To do: Do not repeat pictures. Repeat exactly the lines of the listing below from its first line through the line with "plt.rcParams['mathtext.bf'] = 'Liberation".

Supplied information:
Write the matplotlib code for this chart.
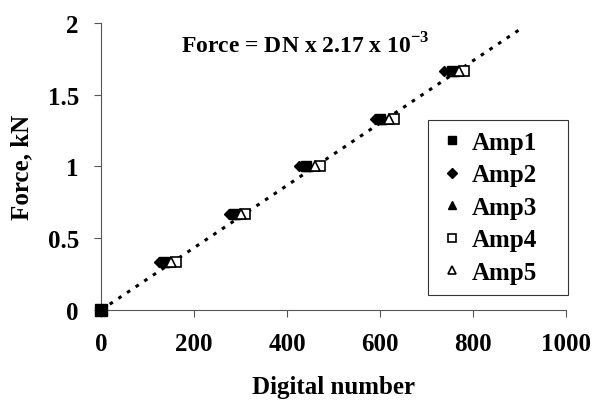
import numpy as np
from matplotlib import pyplot as plt

plt.rcParams['font.family'] = 'Liberation Serif'
plt.rcParams['font.weight'] = 'bold'
plt.rcParams['mathtext.fontset'] = 'custom'
plt.rcParams['mathtext.rm'] = 'Liberation Serif:bold'
plt.rcParams['mathtext.bf'] = 'Liberation Serif:bold'

# force levels (kN) and digital numbers read per amplifier
force = [0, 0.333, 0.667, 1.0, 1.333, 1.667]
dn_amp1 = [0, 135, 285, 440, 600, 755]
dn_amp2 = [0, 125, 275, 425, 590, 738]
dn_amp3 = [0, 140, 290, 445, 605, 760]
dn_amp4 = [0, 160, 310, 470, 630, 780]
dn_amp5 = [0, 150, 300, 460, 620, 770]
fit_dn = [0, 900]
slope = 2.17e-3

fig = plt.figure(figsize=(5.95, 4.06), dpi=100)
ax = fig.add_axes([0.170, 0.234, 0.781, 0.707])

ax.plot(fit_dn, [d * slope for d in fit_dn], color='black', ls=(0, (1.2, 2.2)),
        lw=2.2, zorder=1)

ax.plot(dn_amp1, force, 's', color='black', ms=6.5, label='Amp1', ls='none',
        clip_on=False)
ax.plot(dn_amp2, force, 'D', color='black', ms=5.5, label='Amp2', ls='none',
        clip_on=False)
ax.plot(dn_amp3, force, '^', color='black', ms=6.5, label='Amp3', ls='none',
        clip_on=False)
ax.plot(dn_amp4, force, 's', mfc='white', mec='black', mew=1.2, ms=6.5,
        label='Amp4', ls='none', clip_on=False)
ax.plot(dn_amp5, force, '^', mfc='white', mec='black', mew=1.2, ms=6.5,
        label='Amp5', ls='none', clip_on=False)
# the origin point is drawn as a filled square on top
ax.plot(dn_amp1[:1], force[:1], 's', color='black', ms=8, ls='none',
        clip_on=False, zorder=5)

ax.set_xlim(0, 1000)
ax.set_ylim(0, 2)
ax.set_xticks([0, 200, 400, 600, 800, 1000])
ax.set_yticks([0, 0.5, 1, 1.5, 2])
ax.set_yticklabels(['0', '0.5', '1', '1.5', '2'])
ax.spines['top'].set_visible(False)
ax.spines['right'].set_visible(False)
ax.spines['left'].set_linewidth(0.8)
ax.spines['bottom'].set_linewidth(0.8)
ax.spines['left'].set_color('#555555')
ax.spines['bottom'].set_color('#555555')
ax.tick_params(direction='out', length=5, width=0.8, labelsize=18,
               color='#555555', pad=11)
ax.set_xlabel('Digital number', fontsize=18, fontweight='bold', labelpad=14)
ax.set_ylabel('Force, kN', fontsize=18, fontweight='bold', labelpad=10)

ax.text(440, 1.85, r'Force = DN x 2.17 x 10$^{-3}$', fontsize=17,
        fontweight='bold', ha='center', va='center')

leg = ax.legend(loc='lower left', bbox_to_anchor=(0.703, 0.052, 0.301, 0.6),
                mode='expand', borderaxespad=0, fontsize=18,
                frameon=True, fancybox=False, edgecolor='black',
                handletextpad=0.3, borderpad=0.45, labelspacing=0.38,
                handlelength=1.0, markerscale=0.9)
leg.get_frame().set_linewidth(0.8)

fig.savefig('out.png', dpi=100)
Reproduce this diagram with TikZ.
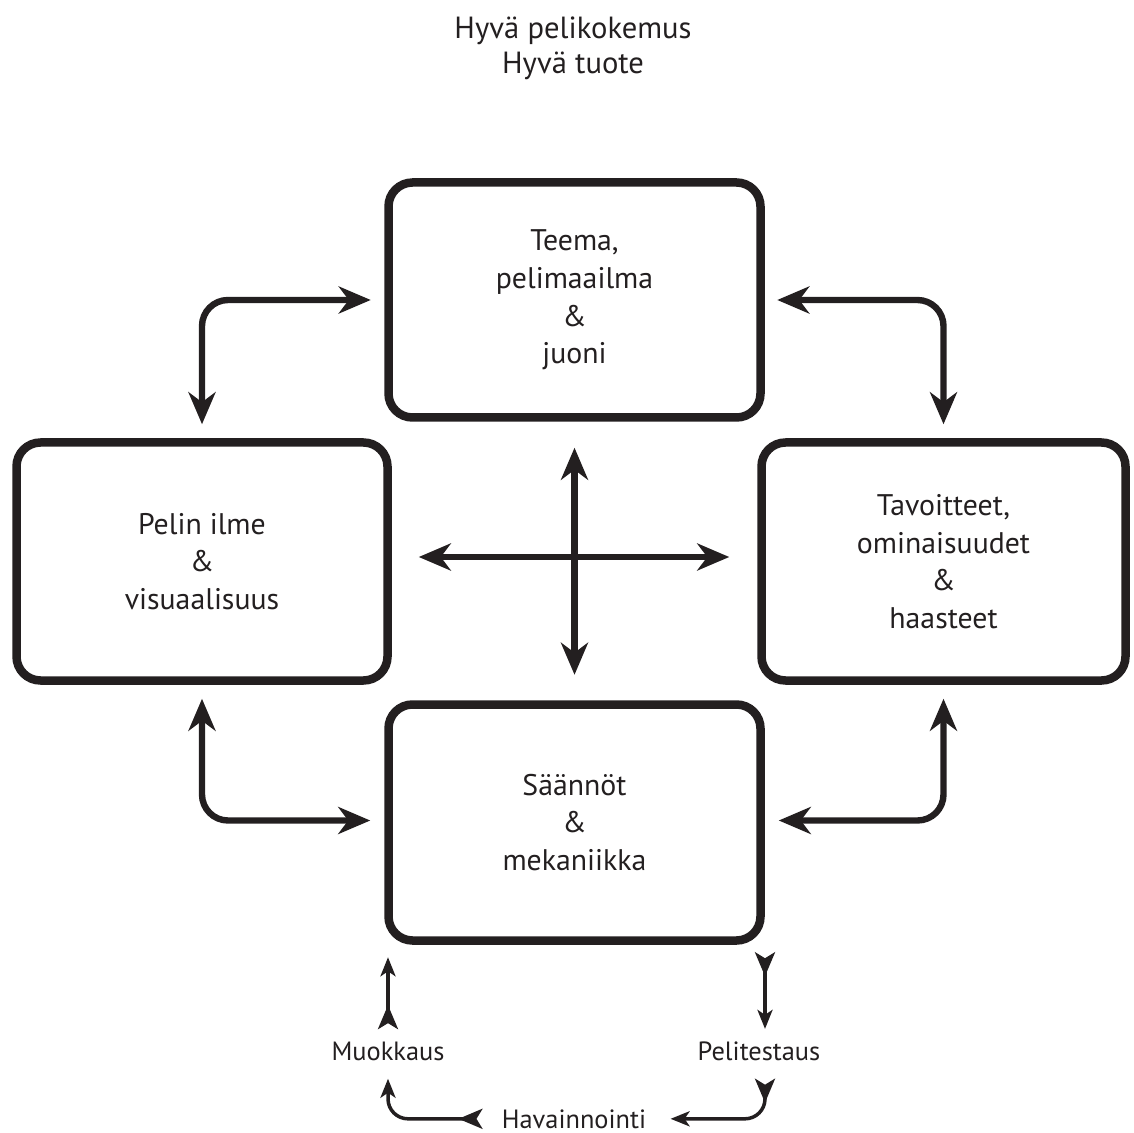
\documentclass[tikz,border=0pt]{standalone}
\usepackage{fontspec}
\setmainfont{PT Sans}
\usetikzlibrary{arrows.meta}
\definecolor{ink}{RGB}{35,31,32}
\begin{document}
\begin{tikzpicture}[x=0.5pt,y=-0.5pt,
  box/.style={draw=ink, line width=4.25pt, rounded corners=12pt, align=center,
    text=ink, font=\fontsize{14.9}{18.85}\selectfont, inner sep=0pt},
  bigarr/.style={draw=ink, line width=3.2pt, rounded corners=13pt,
    {Stealth[length=16pt,width=13.5pt,inset=5pt]}-{Stealth[length=16pt,width=13.5pt,inset=5pt]}},
  smallarr/.style={draw=ink, line width=1.75pt, rounded corners=10pt,
    {Stealth[reversed,length=12pt,width=10pt,inset=3pt]}-{Stealth[length=9.5pt,width=7.5pt,inset=2.5pt]}},
  lbl/.style={text=ink, font=\fontsize{13.2}{15}\selectfont, inner sep=0pt, anchor=base},
  titlestyle/.style={text=ink, font=\fontsize{15.3}{17.5}\selectfont, align=center, inner sep=0pt}
]
\useasboundingbox (0,0) rectangle (1134,1133);

\node[titlestyle] (title) at (573,48) {Hyvä pelikokemus\\Hyvä tuote};

\node[box, minimum width=186pt, minimum height=117.5pt] (top) at (574.5,300)
  {Teema,\\pelimaailma\\\&\\juoni};
\node[box, minimum width=185.5pt, minimum height=119pt] (left) at (202,561.5)
  {Pelin ilme\\\&\\visuaalisuus};
\node[box, minimum width=182pt, minimum height=119pt] (right) at (943.5,561.5)
  {Tavoitteet,\\ominaisuudet\\\&\\haasteet};
\node[box, minimum width=186pt, minimum height=118pt] (bottom) at (574.5,822.5)
  {Säännöt\\\&\\mekaniikka};

\draw[bigarr, shorten <=6.75pt, shorten >=7pt] (top.west) -| (left.north);
\draw[bigarr, shorten <=6.25pt, shorten >=7pt] (top.east) -| (right.north);
\draw[bigarr, shorten <=7pt, shorten >=7pt] (left.south) |- ([yshift=1pt]bottom.west);
\draw[bigarr, shorten <=7pt, shorten >=7pt] (right.south) |- ([yshift=1pt]bottom.east);
\draw[bigarr, shorten <=13pt, shorten >=12.75pt] (top.south) -- (bottom.north);
\draw[bigarr, shorten <=13.5pt, shorten >=14pt] ([yshift=2.25pt]left.east) -- ([yshift=2.25pt]right.west);

\node[lbl] (muok) at (388,1060) {Muokkaus};
\node[lbl] (peli) at (759,1060) {Pelitestaus};
\node[lbl] (hav) at (574,1128) {Havainnointi};

\draw[smallarr, shorten <=6pt, shorten >=6.25pt] (muok.north) -- (muok.north |- bottom.south);
\draw[smallarr, shorten <=9.5pt, shorten >=9pt] (hav.west) -| (muok.south);
\draw[smallarr, shorten <=3.75pt, shorten >=6pt] ([xshift=3pt]peli.north |- bottom.south) -- ([xshift=3pt]peli.north);
\draw[smallarr, shorten <=9pt, shorten >=12pt] ([xshift=3pt]peli.south) |- (hav.east);
\end{tikzpicture}
\end{document}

Exercise output:
Write the matplotlib code for this chart.
import numpy as np
from matplotlib import pyplot as plt

plt.rcParams['font.family'] = 'Liberation Serif'
plt.rcParams['font.weight'] = 'bold'
plt.rcParams['mathtext.fontset'] = 'custom'
plt.rcParams['mathtext.rm'] = 'Liberation Serif:bold'
plt.rcParams['mathtext.bf'] = 'Liberation Serif:bold'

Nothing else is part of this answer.